2021年度奨学生12月例会報告(2020年度、2021年度合同)


人間同士の久しぶりの再会、この素朴な喜びに、私はいつもありがたい何かを感じる。子供がたまたま飴をもらって舐めているような、純粋な甘さがそこにある。

そこに、これまでの離別という時間の蘊蓄があるだけに、再会の喜びには建前のいらない素直さがぐっと湧いてくる。人々は相手の視線を一目で確認しあい、懇意を受け止める。ミルクミント飴のような、ほんのりした甘さが舌の上で溶けていくように。

2021年12月13日。渥美財団のスタッフのみなさん、そして同期の奨学生たちに会えたのは、実に1年ぶりのことであり、私は久しぶりにこの甘さを憶えた。

我々2020年度奨学生がコロナ禍でイベントや活動が制限されたことはやはり心残り、という財団のご好意で、今年の忘年会は、2021年度の奨学生との合同参加になった。オミクロン株の煩わしさでまだコロナ禍の終焉は見えないが、対策のしっかりされている、ホテル椿山荘東京のレストランを会場に選んでくれたことで、同期の奨学生たち、大変お世話になっていた財団の方々、そして2021年度のかわいい新ラクーンたち、合わせて約30名で懇親会・忘年会・クリスマス会を楽しむことができた。私の場合、この1年間は授業に博論執筆に1歳児の育児に卒業後準備に∞に…毎日ドタバタしてきただけに、都心に出ることも食事会の参加も実に1年ぶりだった。出席者の誰よりも気分転換、或いはストレス発散になったことが顔でバレたせいで(冗談です)報告文を執筆することになった。

一度は宿泊/食事してみたい、と言われるあのホテル椿山荘であるだけに、集合場所を見つけた瞬間、私はホール中心の巨大なクリスマスツリーに魅了された。三宅さんが、いつもの暖かい微笑みで「お久しぶり」と迎えてくれた。クリスマスツリーの美しい風景に実にふさわしいお姿だ…と内心こっそり憧れながら、船橋さんのお話の輪に加わった。

食事はイヤーエンドディナービュッフェというもので巨大(雄大というほうが適切なほど)な宴会場へ案内されたが、同期の元笑予さんや劉怡臻さんとの再会話で盛り上がってつい列の最後になったため、今西さん、そして角田さん船橋さん三宅さんのいる机がたちまちいっぱいになり入れなかった。やれやれと思っている時に石井さんがこっち側の席に座ってくれた。
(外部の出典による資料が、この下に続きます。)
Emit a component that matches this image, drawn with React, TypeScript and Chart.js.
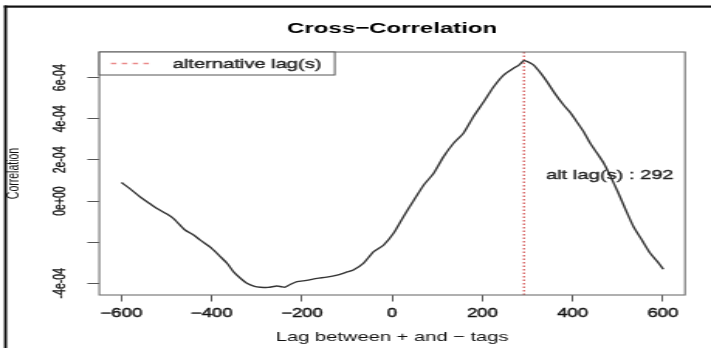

おかげでかつての奨学生イベントの面白い話、財団のキッチンで各国の料理をする話、食材の買い出しの話、色々楽しむことができた。

食事はむろんとても美味しかったが、途中のデザート作りの炎の演出、そして窓から夜の庭園を眺めて「東京雲海」「森のオーロラ」を見る機会にも巡り会えた。

たくさんの奨学金の援助、そしてそれに負けないほど厚いケアを我々奨学生一人ひとりにしてくれたことに、改めて、心からの感謝を申し上げたい。そして、同期奨学生、という学生同士のグループを作ってくれたことに、心からありがたく思う。財団が選んでくれた同期奨学生であるだけに、やはりみな共通の話題が多いし、話が合う。4人がすでに就職して帰国されたことは残念だったが、それ以外の人は皆出席でき、中でも具慧原さんは足の怪我にもかかわらず笑顔で杖をついて歩く姿が心に残る。

2022年はきっと、世の中がより明るくなる1年であろう。財団の方々、そして奨学生の方々にも、幸多き年となりますようにと祈りたい。